[Start of Excerpted data]

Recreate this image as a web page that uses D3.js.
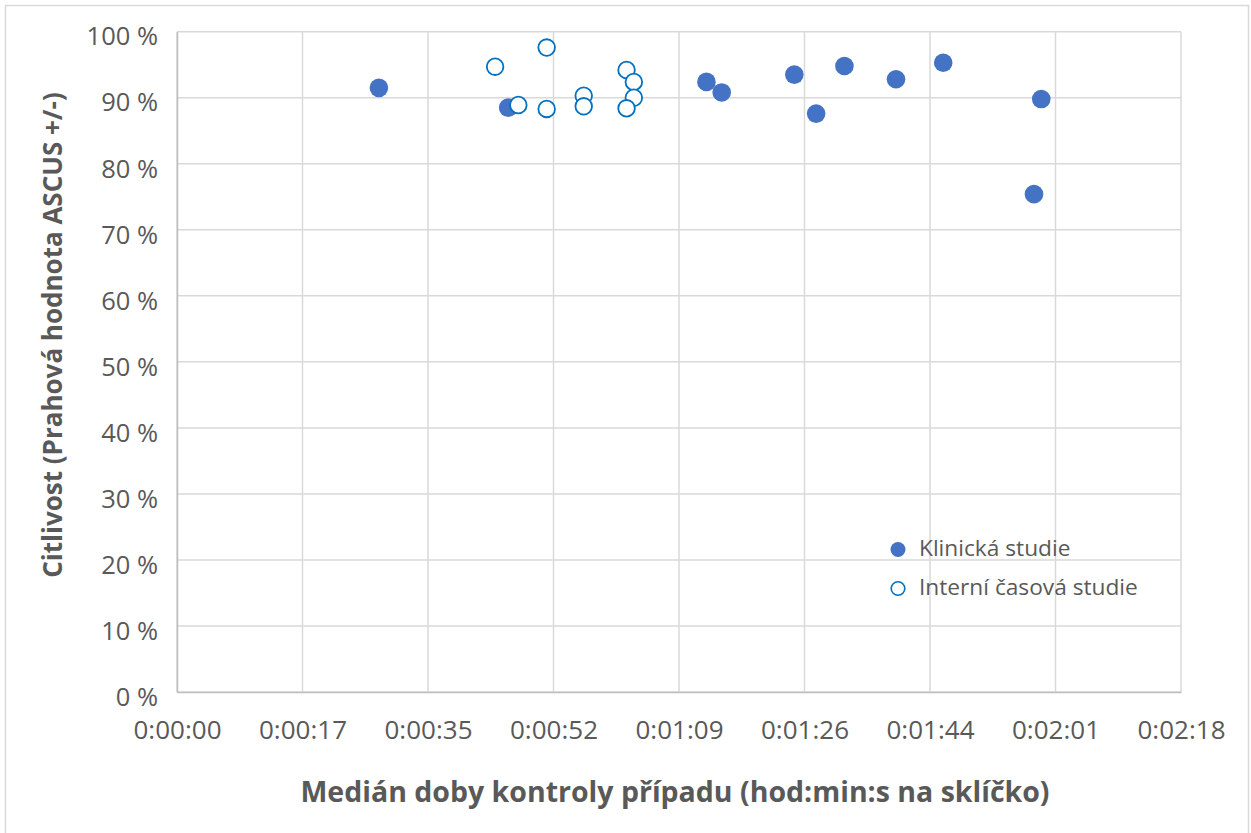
<!DOCTYPE html>
<html><head><meta charset="utf-8">
<script src="https://cdn.jsdelivr.net/npm/d3@7"></script>
<style>body{margin:0;background:#fff;} text{font-family:"Open Sans",sans-serif;}</style>
</head><body>
<svg id="c" width="1251" height="833"></svg>
<script>
// Data: x = median review time in seconds, y = sensitivity in %
const klinickaX = [27.8, 45.6, 72.9, 75.0, 85.0, 88.0, 91.9, 99.0, 105.5, 119.0, 118.0];
const klinickaY = [91.5, 88.5, 92.4, 90.8, 93.5, 87.6, 94.8, 92.8, 95.3, 89.8, 75.4];
const interniX = [43.8, 50.9, 47.0, 50.9, 56.0, 56.0, 61.9, 62.9, 62.9, 61.9];
const interniY = [94.7, 97.6, 88.9, 88.3, 90.3, 88.7, 94.2, 92.4, 90.0, 88.4];
const xTickLabels = ["0:00:00","0:00:17","0:00:35","0:00:52","0:01:09","0:01:26","0:01:44","0:02:01","0:02:18"];
const yTicks = [0,10,20,30,40,50,60,70,80,90,100];
const seriesNames = ["Klinická studie","Interní časová studie"];

const xStep = 17.28; // seconds per major unit
const xTicks = xTickLabels.map((d,i)=>i*xStep);

const svg = d3.select("#c");
const L=177, R=1181, T=31.7, B=692;
const x = d3.scaleLinear().domain([0, 8*xStep]).range([L,R]);
const y = d3.scaleLinear().domain([0,100]).range([B,T]);

// chart border
svg.append("rect").attr("x",5.5).attr("y",5.5).attr("width",1243).attr("height",840)
  .attr("fill","#fff").attr("stroke","#d9d9d9").attr("stroke-width",1.5);

// gridlines
const g = svg.append("g");
g.selectAll(".hg").data(yTicks).join("line")
  .attr("x1",L).attr("x2",R).attr("y1",d=>y(d)).attr("y2",d=>y(d))
  .attr("stroke","#d9d9d9").attr("stroke-width",1.5);
g.selectAll(".vg").data(xTicks).join("line")
  .attr("y1",T).attr("y2",B).attr("x1",d=>x(d)).attr("x2",d=>x(d))
  .attr("stroke","#d9d9d9").attr("stroke-width",1.5);

// axes via d3
const yAxis = d3.axisLeft(y).tickValues(yTicks).tickFormat(d=>d+" %").tickSize(0).tickPadding(19);
const ya = svg.append("g").attr("transform",`translate(${L},0)`).call(yAxis);
ya.select(".domain").attr("stroke","#bfbfbf").attr("stroke-width",1.5);
ya.selectAll("text").attr("font-size",25.5).attr("fill","#595959").attr("dy","0.52em").style("font-family","'Open Sans',sans-serif");

const xAxis = d3.axisBottom(x).tickValues(xTicks).tickFormat((d,i)=>xTickLabels[i]).tickSize(0).tickPadding(29);
const xa = svg.append("g").attr("transform",`translate(0,${B})`).call(xAxis);
xa.select(".domain").attr("stroke","#bfbfbf").attr("stroke-width",1.5);
xa.selectAll("text").attr("font-size",26).attr("fill","#595959").style("font-family","'Open Sans',sans-serif");

// axis titles
svg.append("text").attr("transform","translate(62,335) rotate(-90)")
  .attr("text-anchor","middle").attr("font-size",26).attr("font-weight","bold").attr("fill","#595959")
  .text("Citlivost (Prahová hodnota ASCUS +/-)");
svg.append("text").attr("x",675).attr("y",802)
  .attr("text-anchor","middle").attr("font-size",28.5).attr("font-weight","bold").attr("fill","#595959")
  .text("Medián doby kontroly případu (hod:min:s na sklíčko)");

// series
const kData = klinickaX.map((v,i)=>({x:v,y:klinickaY[i]}));
const iData = interniX.map((v,i)=>({x:v,y:interniY[i]}));
svg.append("g").selectAll("circle").data(kData).join("circle")
  .attr("cx",d=>x(d.x)).attr("cy",d=>y(d.y)).attr("r",9.3).attr("fill","#4472C4");
svg.append("g").selectAll("circle").data(iData).join("circle")
  .attr("cx",d=>x(d.x)).attr("cy",d=>y(d.y)).attr("r",8.3).attr("fill","#fff")
  .attr("stroke","#0070C0").attr("stroke-width",1.8);

// legend
const leg = svg.append("g");
leg.append("circle").attr("cx",898).attr("cy",549.5).attr("r",7.5).attr("fill","#4472C4");
leg.append("circle").attr("cx",898).attr("cy",588.5).attr("r",6.8).attr("fill","#fff").attr("stroke","#0070C0").attr("stroke-width",1.6);
leg.selectAll("text").data(seriesNames).join("text")
  .attr("x",919).attr("y",(d,i)=>556+i*39).attr("font-size",22.7).attr("fill","#595959").text(d=>d);
</script>
</body></html>
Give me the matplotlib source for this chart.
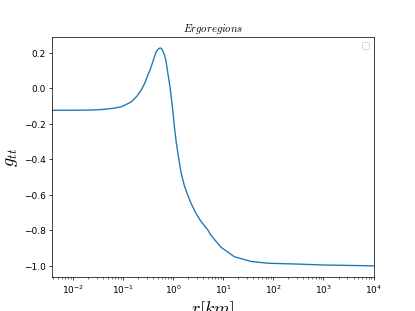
import matplotlib
matplotlib.use('Agg')
from matplotlib import pyplot as plt

plt.rcParams['mathtext.fontset'] = 'cm'

# radius in km
r = [0.0038, 0.01, 0.023, 0.037, 0.06, 0.092, 0.146, 0.19, 0.23, 0.27,
     0.314, 0.35, 0.394, 0.459, 0.503, 0.53, 0.558, 0.585, 0.612, 0.671, 0.72, 0.785,
     0.843, 0.883, 0.986, 1.06, 1.15, 1.30, 1.44, 1.68, 2.11, 2.28,
     2.87, 3.61, 4.91, 5.70, 9.02, 16.6, 35.7, 76.7, 307, 1010, 10000]
g_tt = [-0.123, -0.123, -0.122, -0.119, -0.113, -0.104, -0.076, -0.043, -0.009, 0.028,
        0.076, 0.108, 0.151, 0.207, 0.221, 0.226, 0.228, 0.224, 0.215, 0.189, 0.155, 0.085,
        0.03, -0.01, -0.125, -0.215, -0.30, -0.40, -0.475, -0.55, -0.625, -0.648,
        -0.705, -0.75, -0.797, -0.828, -0.895, -0.948, -0.975, -0.985, -0.99, -0.995, -1.0]

fig = plt.figure(figsize=(6.4, 4.8), dpi=64.85)
ax = fig.add_subplot(111)

ax.plot(r, g_tt)
ax.set_xscale('log')
ax.set_xlim(0.0038, 1e4)

ax.set_title('$Ergoregions$')
ax.set_xlabel('$r[km]$', fontsize=20)
ax.set_ylabel('$g_{tt}$', fontsize=20)
ax.legend()

fig.savefig('out.png')
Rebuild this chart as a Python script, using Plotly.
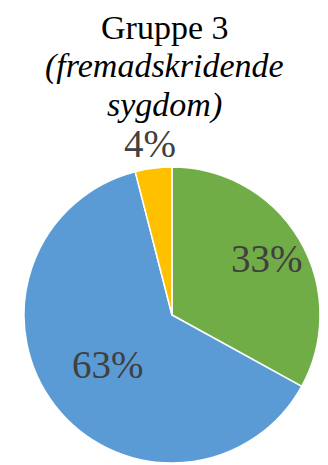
import math
import plotly.graph_objects as go

# Disease-course distribution for group 3
categories = ["Stabil", "Fremadskridende", "Usikker"]
shares = [33, 63, 4]
slice_colors = ["#70AD47", "#5B9BD5", "#FFC000"]
# radial placement of each percentage label, as a fraction of the radius
label_radius = [0.745, 0.55, 1.17]

title_lines = ["Gruppe 3", "<i>(fremadskridende</i>", "<i>sygdom)</i>"]

W, H = 328, 465
serif = "Liberation Serif"

# pie box in pixels (left, top, right, bottom)
pl, pt, pr, pb = 24, 167, 320, 463

fig = go.Figure(
    go.Pie(
        labels=categories,
        values=shares,
        sort=False,
        direction="clockwise",
        rotation=0,
        marker=dict(colors=slice_colors, line=dict(color="white", width=1.5)),
        textinfo="none",
        showlegend=False,
        hoverinfo="skip",
        domain=dict(x=[pl / W, pr / W], y=[1 - pb / H, 1 - pt / H]),
    )
)

# percentage labels at each slice's mid angle (clockwise from 12 o'clock)
cx, cy, r = (pl + pr) / 2, (pt + pb) / 2, (pr - pl) / 2
total = sum(shares)
start = 0.0
for v, f in zip(shares, label_radius):
    mid = 2 * math.pi * (start + v / 2) / total
    start += v
    px = cx + f * r * math.sin(mid)
    py = cy - f * r * math.cos(mid)
    fig.add_annotation(
        text=f"{v}%",
        x=px / W, xref="paper", xanchor="center",
        y=1 - py / H, yref="paper", yanchor="middle",
        showarrow=False,
        font=dict(family=serif, size=39, color="#404040"),
    )

# Three-line title, each line placed by its baseline
baselines = [40, 79, 118]
for line, base in zip(title_lines, baselines):
    fig.add_annotation(
        text=line,
        x=0.5, xref="paper", xanchor="center",
        y=1 - (base + 8) / H, yref="paper", yanchor="bottom",
        showarrow=False,
        font=dict(family=serif, size=34, color="#000000"),
    )

fig.update_layout(
    width=W,
    height=H,
    margin=dict(l=0, r=0, t=0, b=0),
    paper_bgcolor="white",
    plot_bgcolor="white",
)

fig.write_html("out.html")
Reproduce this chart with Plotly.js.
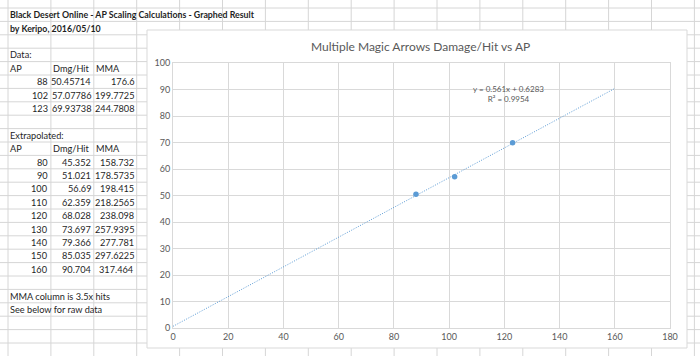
<!DOCTYPE html>
<html>
<head>
<meta charset="utf-8">
<script src="https://cdn.plot.ly/plotly-3.0.1.min.js"></script>
<style>
html,body{margin:0;padding:0;background:#fff;}
#chart{width:700px;height:356px;}
</style>
</head>
<body>
<div id="chart"></div>
<script>
// ---- data ----
const dataAP  = [88, 102, 123];
const dataDmg = [50.45714, 57.07786, 69.93738];
const dataMMA = [176.6, 199.7725, 244.7808];

const extAP  = [80, 90, 100, 110, 120, 130, 140, 150, 160];
const extDmg = [45.352, 51.021, 56.69, 62.359, 68.028, 73.697, 79.366, 85.035, 90.704];
const extMMA = [158.732, 178.5735, 198.415, 218.2565, 238.098, 257.9395, 277.781, 297.6225, 317.464];

const headers = ["AP", "Dmg/Hit", "MMA"];
const sheetTitle = "Black Desert Online - AP Scaling Calculations - Graphed Result";
const sheetAuthor = "by Keripo, 2016/05/10";
const notes = ["MMA column is 3.5x hits", "See below for raw data"];
const chartTitle = "Multiple Magic Arrows Damage/Hit vs AP";
const trendRange = [0, 160];   // trendline drawn from x=0, forecast to 160
const xTicks = [0, 20, 40, 60, 80, 100, 120, 140, 160, 180];
const yTicks = [0, 10, 20, 30, 40, 50, 60, 70, 80, 90, 100];

// ---- linear regression (Excel trendline) ----
const n = dataAP.length;
const mx = dataAP.reduce((a,b)=>a+b,0)/n;
const my = dataDmg.reduce((a,b)=>a+b,0)/n;
let sxx=0, sxy=0, syy=0;
for (let i=0;i<n;i++){ const dx=dataAP[i]-mx, dy=dataDmg[i]-my; sxx+=dx*dx; sxy+=dx*dy; syy+=dy*dy; }
const slope = sxy/sxx, intercept = my - slope*mx, r2 = sxy*sxy/(sxx*syy);
const fmt = v => String(Number(v.toPrecision(4)));
const trendY = trendRange.map(x => slope*x + intercept);

// ---- page geometry ----
const PW = 700, PH = 356;
const M = {l:173, r:30, t:63, b:28};
const AW = PW - M.l - M.r, AH = PH - M.t - M.b;
const X = p => (p - M.l)/AW;
const Y = p => (PH - M.b - p)/AH;

const COL0 = 8, COLW = 42.9, ROW0 = 8, ROWH = 13.4;
const gridColor = '#d6d6d6';
const shapes = [];
for (let x = COL0; x <= PW; x += COLW) {
  shapes.push({type:'line', xref:'paper', yref:'paper', layer:'below',
    x0:X(x), x1:X(x), y0:Y(0), y1:Y(PH), line:{color:gridColor, width:1}});
}
for (let y = ROW0; y <= PH; y += ROWH) {
  shapes.push({type:'line', xref:'paper', yref:'paper', layer:'below',
    x0:X(0), x1:X(PW), y0:Y(y), y1:Y(y), line:{color:gridColor, width:1}});
}
// chart area box
shapes.push({type:'rect', xref:'paper', yref:'paper', layer:'below',
  x0:X(147), x1:X(687), y0:Y(30), y1:Y(348), fillcolor:'#ffffff', line:{color:'#d9d9d9', width:1}});

// ---- sheet text ----
const textFont = {family:'Lato, "Open Sans", sans-serif', size:9.2, color:'#1f1f1f'};
const numFont  = {family:'Lato, "Open Sans", sans-serif', size:9.2, color:'#1f1f1f'};
const boldFont = {family:'Lato, "Open Sans", sans-serif', size:8.8, color:'#1f1f1f'};
const ann = [];
const rowC = r => ROW0 + ROWH*(r-1) + ROWH/2;
const colL = c => COL0 + COLW*c + 1;
const colR = c => COL0 + COLW*(c+1) - 1.5;
function cellText(txt, r, c, align, kind) {
  const font = kind==='bold' ? boldFont : (kind==='num' ? numFont : textFont);
  ann.push({xref:'paper', yref:'paper', x: X(align==='right'?colR(c):colL(c)), y: Y(rowC(r)),
    xanchor: align, yanchor:'middle', showarrow:false, borderpad:0,
    text: kind==='bold' ? '<b>'+txt+'</b>' : txt, font: font});
}
cellText(sheetTitle, 1, 0, 'left', 'bold');
cellText(sheetAuthor, 2, 0, 'left', 'bold');
cellText('Data:', 4, 0, 'left');
headers.forEach((h,i)=>cellText(h, 5, i, 'left'));
dataAP.forEach((v,i)=>{
  cellText(String(v), 6+i, 0, 'right', 'num');
  cellText(String(dataDmg[i]), 6+i, 1, 'right', 'num');
  cellText(String(dataMMA[i]), 6+i, 2, 'right', 'num');
});
cellText('Extrapolated:', 10, 0, 'left');
headers.forEach((h,i)=>cellText(h, 11, i, 'left'));
extAP.forEach((v,i)=>{
  cellText(String(v), 12+i, 0, 'right', 'num');
  cellText(String(extDmg[i]), 12+i, 1, 'right', 'num');
  cellText(String(extMMA[i]), 12+i, 2, 'right', 'num');
});
notes.forEach((t,i)=>cellText(t, 22+i, 0, 'left'));

// chart title
ann.push({xref:'paper', yref:'paper', x:X(420), y:Y(46), xanchor:'center', yanchor:'middle',
  showarrow:false, text: chartTitle, font:{family:'Lato, sans-serif', size:12, color:'#595959'}});
// trendline label
ann.push({xref:'x', yref:'y', x:121.5, y:88.2, xanchor:'center', yanchor:'middle', showarrow:false,
  text: 'y = ' + fmt(slope) + 'x + ' + fmt(intercept) + '<br>R² = ' + fmt(r2),
  font:{family:'Lato, sans-serif', size:8, color:'#595959'}});

const traces = [
  {x: trendRange, y: trendY, mode:'lines', type:'scatter', hoverinfo:'skip',
   line:{color:'#5b9bd5', width:1, dash:'1px,1.5px'}},
  {x: dataAP, y: dataDmg, mode:'markers', type:'scatter',
   marker:{color:'#5b9bd5', size:5.5}}
];

const axisFont = {family:'Lato, sans-serif', size:9, color:'#595959'};
const layout = {
  width: PW, height: PH,
  margin: M,
  paper_bgcolor:'#ffffff', plot_bgcolor:'rgba(0,0,0,0)',
  showlegend:false,
  xaxis:{range:[0,180], tickvals:xTicks, showgrid:true, gridcolor:'#d9d9d9', gridwidth:1,
    zeroline:false, showline:true, linecolor:'#d9d9d9', mirror:true, ticks:'', tickfont:axisFont, fixedrange:true},
  yaxis:{range:[0,100], tickvals:yTicks, showgrid:true, gridcolor:'#d9d9d9', gridwidth:1,
    zeroline:false, showline:true, linecolor:'#d9d9d9', mirror:true, ticks:'', tickfont:axisFont, fixedrange:true},
  shapes: shapes,
  annotations: ann
};
Plotly.newPlot('chart', traces, layout, {displayModeBar:false, staticPlot:true});
</script>
</body>
</html>
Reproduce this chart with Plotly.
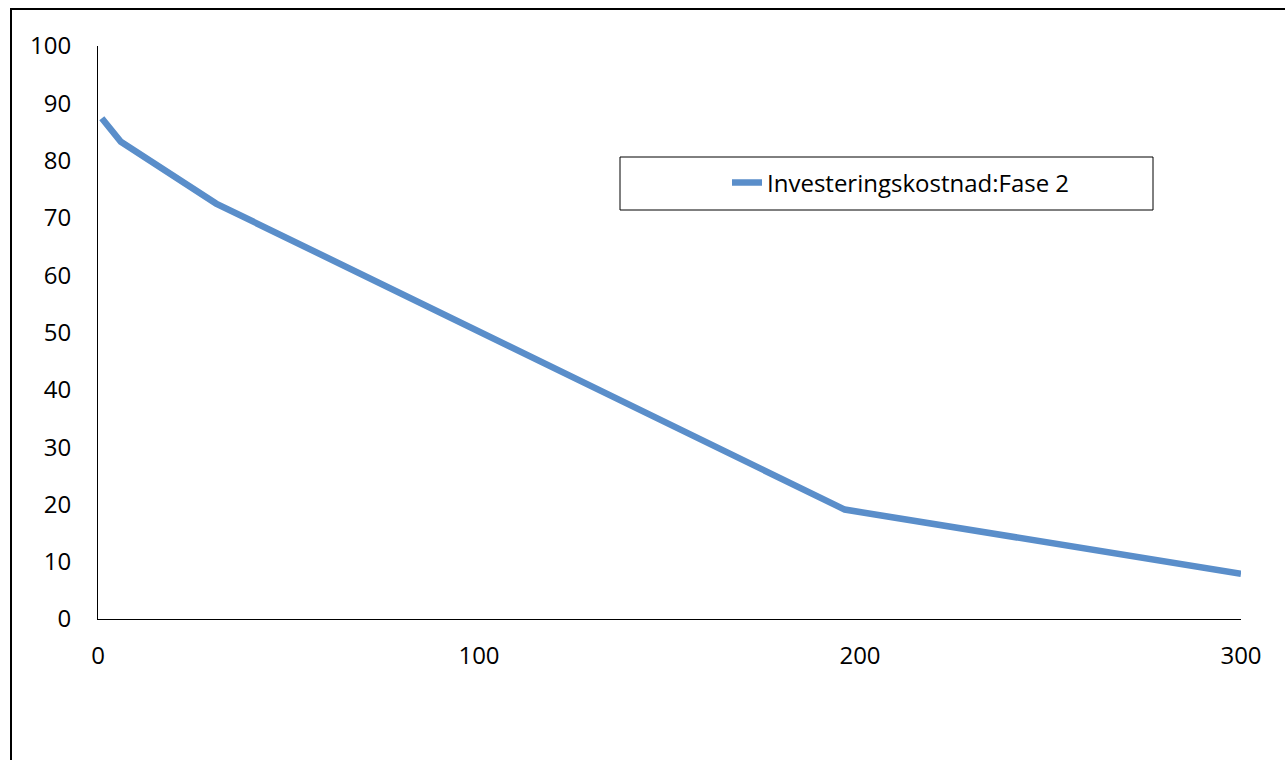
import plotly.graph_objects as go

# Data
x_vals = [1, 6, 31, 196, 300]
y_vals = [87.4, 83.3, 72.5, 19.1, 7.9]
series_name = "Investeringskostnad:Fase 2"
x_ticks = [0, 100, 200, 300]
y_ticks = [0, 10, 20, 30, 40, 50, 60, 70, 80, 90, 100]

W, H = 1285, 760
L, R, T, B = 98, 44, 46, 141
pw, ph = W - L - R, H - T - B

def px_x(p):
    return (p - L) / pw

def px_y(p):
    return (H - B - p) / ph

FONT = "Open Sans"
FS = 24
fig = go.Figure()
fig.add_trace(go.Scatter(
    x=x_vals, y=y_vals, mode="lines", name=series_name,
    line=dict(color="#5A8ECA", width=6.5),
    showlegend=True, hoverinfo="skip",
))

fig.update_layout(
    width=W, height=H,
    margin=dict(l=L, r=R, t=T, b=B),
    paper_bgcolor="white", plot_bgcolor="white",
    font=dict(family=FONT, size=FS, color="black"),
    showlegend=True,
    legend=dict(
        x=px_x(727), y=px_y(183), xanchor="left", yanchor="middle",
        bgcolor="rgba(0,0,0,0)", borderwidth=0,
        font=dict(family=FONT, size=FS, color="black"),
    ),
    xaxis=dict(
        range=[0, 300], tickvals=x_ticks, showgrid=False, zeroline=False,
        showline=True, linecolor="black", linewidth=1,
        ticks="", ticklabelstandoff=15, fixedrange=True,
    ),
    yaxis=dict(
        range=[0, 100], tickvals=y_ticks, showgrid=False, zeroline=False,
        showline=True, linecolor="black", linewidth=1,
        ticks="", ticklabelstandoff=21, fixedrange=True,
    ),
    shapes=[
        # outer chart border (left and top visible)
        dict(type="rect", xref="paper", yref="paper",
             x0=px_x(11), x1=px_x(W + 20), y0=px_y(H + 20), y1=px_y(9),
             line=dict(color="black", width=2), fillcolor="rgba(0,0,0,0)",
             layer="below"),
        # legend box
        dict(type="rect", xref="paper", yref="paper",
             x0=px_x(620), x1=px_x(1153), y0=px_y(210), y1=px_y(157),
             line=dict(color="black", width=1), fillcolor="rgba(0,0,0,0)"),
    ],
)

fig.write_html("out.html")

[End of Excerpted data]

=== Directions ===
Take the material above and output only the lines from the one that contains "Reproduce this chart with Plotly.js." through the one that contains "const trendY = trendRange.map(x", ends included and images left out.

=== Result for this exercise ===
Reproduce this chart with Plotly.js.
<!DOCTYPE html>
<html>
<head>
<meta charset="utf-8">
<script src="https://cdn.plot.ly/plotly-3.0.1.min.js"></script>
<style>
html,body{margin:0;padding:0;background:#fff;}
#chart{width:700px;height:356px;}
</style>
</head>
<body>
<div id="chart"></div>
<script>
// ---- data ----
const dataAP  = [88, 102, 123];
const dataDmg = [50.45714, 57.07786, 69.93738];
const dataMMA = [176.6, 199.7725, 244.7808];

const extAP  = [80, 90, 100, 110, 120, 130, 140, 150, 160];
const extDmg = [45.352, 51.021, 56.69, 62.359, 68.028, 73.697, 79.366, 85.035, 90.704];
const extMMA = [158.732, 178.5735, 198.415, 218.2565, 238.098, 257.9395, 277.781, 297.6225, 317.464];

const headers = ["AP", "Dmg/Hit", "MMA"];
const sheetTitle = "Black Desert Online - AP Scaling Calculations - Graphed Result";
const sheetAuthor = "by Keripo, 2016/05/10";
const notes = ["MMA column is 3.5x hits", "See below for raw data"];
const chartTitle = "Multiple Magic Arrows Damage/Hit vs AP";
const trendRange = [0, 160];   // trendline drawn from x=0, forecast to 160
const xTicks = [0, 20, 40, 60, 80, 100, 120, 140, 160, 180];
const yTicks = [0, 10, 20, 30, 40, 50, 60, 70, 80, 90, 100];

// ---- linear regression (Excel trendline) ----
const n = dataAP.length;
const mx = dataAP.reduce((a,b)=>a+b,0)/n;
const my = dataDmg.reduce((a,b)=>a+b,0)/n;
let sxx=0, sxy=0, syy=0;
for (let i=0;i<n;i++){ const dx=dataAP[i]-mx, dy=dataDmg[i]-my; sxx+=dx*dx; sxy+=dx*dy; syy+=dy*dy; }
const slope = sxy/sxx, intercept = my - slope*mx, r2 = sxy*sxy/(sxx*syy);
const fmt = v => String(Number(v.toPrecision(4)));
const trendY = trendRange.map(x => slope*x + intercept);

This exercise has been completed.